Feebate, Anyone?
In the old days, it would have been called the carrot and the stick approach. Offer an incentive for doing the right thing, and impose a penalty for doing the wrong thing. If you're driving a donkey cart, it's a great way to get the donkey moving forward. If you're a parent, it works well to earn your kids' cooperation.
And if you're the state of California -- and you call it a "feebate" -- it might just be the ticket for weaning car buyers off their gas-guzzlers.
The State Assembly will vote this week on a bill that would impose a one-time surcharge of up to $2,500 on each gas-guzzling car registered with the Department of Motor Vehicles, and award a registration rebate of up to $2,500 for fuel-efficient cars.
Classic carrot and stick economics. Classic market-based incentive.
The bill (AB 493) was defeated in the Assembly last year when seven Los Angeles Democrats abstained under lobbying pressure from auto dealers -- who fear declining sales of less fuel-efficient vehicles.

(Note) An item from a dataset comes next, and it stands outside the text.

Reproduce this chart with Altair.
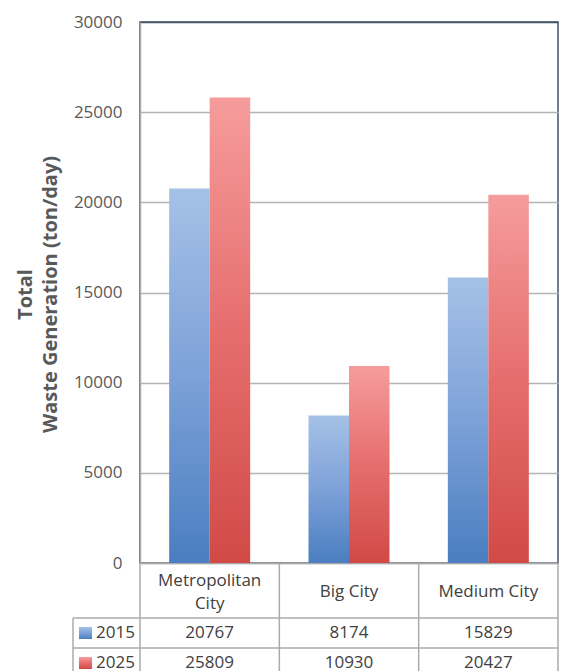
import altair as alt
import pandas as pd

# Waste generation by city type, 2015 vs 2025 (ton/day)
categories = ["Metropolitan City", "Big City", "Medium City"]
years = ["2015", "2025"]
waste_2015 = [20767, 8174, 15829]
waste_2025 = [25809, 10930, 20427]
y_ticks = [0, 5000, 10000, 15000, 20000, 25000, 30000]

records = []
for year, vals in zip(years, [waste_2015, waste_2025]):
    for cat, v in zip(categories, vals):
        records.append({"category": cat, "year": year, "value": v})
df = pd.DataFrame(records)

FONT = "Open Sans"
W, H = 418, 541
TEXT = "#404040"
AXIS_TEXT = "#595959"
LINE = "#ABABAB"
NAVY = "#44546A"

# table layout (pixels below the plot area)
ROW_CENTER = {"2015": 611, "2025": 641}
HEADER_BOTTOM = 596
ROW_LINE = 626
TABLE_BOTTOM = 660
LEGEND_LEFT = -67


def vgrad(top, mid, bottom):
    return alt.Gradient(
        gradient="linear", x1=0, x2=0, y1=0, y2=1,
        stops=[
            alt.GradientStop(color=top, offset=0),
            alt.GradientStop(color=mid, offset=0.5),
            alt.GradientStop(color=bottom, offset=1),
        ],
    )


fills = {
    "2015": vgrad("#A5C1E6", "#7DA1D8", "#4A7EC0"),
    "2025": vgrad("#F69C9C", "#E56E6D", "#D14A47"),
}

# the long name wraps onto two lines; it starts higher so both blocks stay centred
wrap_test = "datum.label == 'Metropolitan City'"
header_expr = f"{wrap_test} ? ['Metropolitan', 'City'] : datum.label"

x_enc = alt.X(
    "category:N",
    sort=categories,
    scale=alt.Scale(domain=categories, paddingInner=0, paddingOuter=0),
    axis=alt.Axis(
        title=None,
        ticks=False,
        grid=False,
        domainColor=LINE,
        domainWidth=1.5,
        labelAngle=0,
        labelPadding={"condition": {"test": wrap_test, "value": 17}, "value": 28},
        labelBaseline="middle",
        labelFontSize=17,
        labelColor=TEXT,
        labelLineHeight=23,
        labelExpr=header_expr,
    ),
)
xoff_enc = alt.XOffset(
    "year:N", scale=alt.Scale(domain=years, paddingInner=0, paddingOuter=0.72)
)
y_enc = alt.Y(
    "value:Q",
    scale=alt.Scale(domain=[0, 30000], nice=False),
    axis=alt.Axis(
        values=y_ticks,
        format="d",
        ticks=False,
        labelPadding=18,
        labelFontSize=17,
        labelColor=AXIS_TEXT,
        domainColor=LINE,
        domainWidth=1.5,
        gridColor={"condition": {"test": "datum.value == 30000", "value": NAVY},
                   "value": "#B4B4B4"},
        gridWidth=1.5,
        title=["Total", "Waste Generation (ton/day)"],
        titleFontSize=20,
        titleFontWeight="bold",
        titleColor=AXIS_TEXT,
        titleAngle=270,
        titleAlign="center",
        titleBaseline="middle",
        titleLineHeight=25,
        titleX=-115,
        titleY=272,
    ),
)

base = alt.Chart(df)
layers = []

# grouped bars
for yr in years:
    layers.append(
        base.transform_filter(alt.datum.year == yr)
        .mark_bar(fill=fills[yr])
        .encode(x=x_enc, xOffset=xoff_enc, y=y_enc)
    )

# table: column separators
layers.append(
    alt.Chart(pd.DataFrame({"category": categories}))
    .mark_rule(color=LINE, strokeWidth=1.5)
    .encode(
        x=alt.X("category:N", sort=categories, bandPosition=0),
        y=alt.value(H),
        y2=alt.value(TABLE_BOTTOM),
    )
)
one = alt.Data(values=[{"k": 0}])
layers.append(
    alt.Chart(one).mark_rule(color=LINE, strokeWidth=1.5)
    .encode(x=alt.value(W), y=alt.value(H), y2=alt.value(TABLE_BOTTOM))
)
layers.append(
    alt.Chart(one).mark_rule(color=LINE, strokeWidth=1.5)
    .encode(x=alt.value(LEGEND_LEFT), y=alt.value(HEADER_BOTTOM), y2=alt.value(TABLE_BOTTOM))
)
for yl in [HEADER_BOTTOM, ROW_LINE]:
    layers.append(
        alt.Chart(one).mark_rule(color=LINE, strokeWidth=1.5)
        .encode(x=alt.value(LEGEND_LEFT), x2=alt.value(W), y=alt.value(yl))
    )

# table: values and row legend
for yr in years:
    layers.append(
        base.transform_filter(alt.datum.year == yr)
        .mark_text(font=FONT, fontSize=17, color=TEXT, baseline="middle")
        .encode(
            x=alt.X("category:N", sort=categories),
            y=alt.value(ROW_CENTER[yr]),
            text=alt.Text("value:Q", format="d"),
        )
    )
    yr_df = pd.DataFrame({"year": [yr]})
    layers.append(
        alt.Chart(yr_df)
        .mark_rect(fill=fills[yr])
        .encode(
            x=alt.value(-61), x2=alt.value(-48),
            y=alt.value(ROW_CENTER[yr] - 6), y2=alt.value(ROW_CENTER[yr] + 6),
        )
    )
    layers.append(
        alt.Chart(yr_df)
        .mark_text(font=FONT, fontSize=17, color=TEXT, align="left", baseline="middle")
        .encode(x=alt.value(-44), y=alt.value(ROW_CENTER[yr]), text="year:N")
    )

chart = (
    alt.layer(*layers)
    .properties(
        width=W,
        height=H,
        autosize=alt.AutoSizeParams(type="none"),
        padding={"left": 140, "top": 22, "right": 5, "bottom": 108},
    )
    .configure(font=FONT)
    .configure_view(stroke=NAVY, strokeWidth=1.5)
)

chart.save("out.html", embed_options={"renderer": "svg", "actions": False})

But the re-introduced bill could go the other way this time because of public demands for action on climate change.
"We put 1.8 million vehicles a year on the road in California," Assemblyman Ira Ruskin (D-Redwood City), the bill's author, told the Los Angeles Times. "We have to find ways to get more clean cars on the road and more dirty cars off. There's no time to waste if we're to avoid the catastrophes ahead from global warming."
That includes catastrophic impacts on the ocean.
Ruskin drafted the bill with the help of the Union of Concerned Scientists. The legislation has now been endorsed by the San Jose Mercury News in an editorial, and by the Los Angeles Times.
If you're a Californian, there's still time to weigh in with your legislator.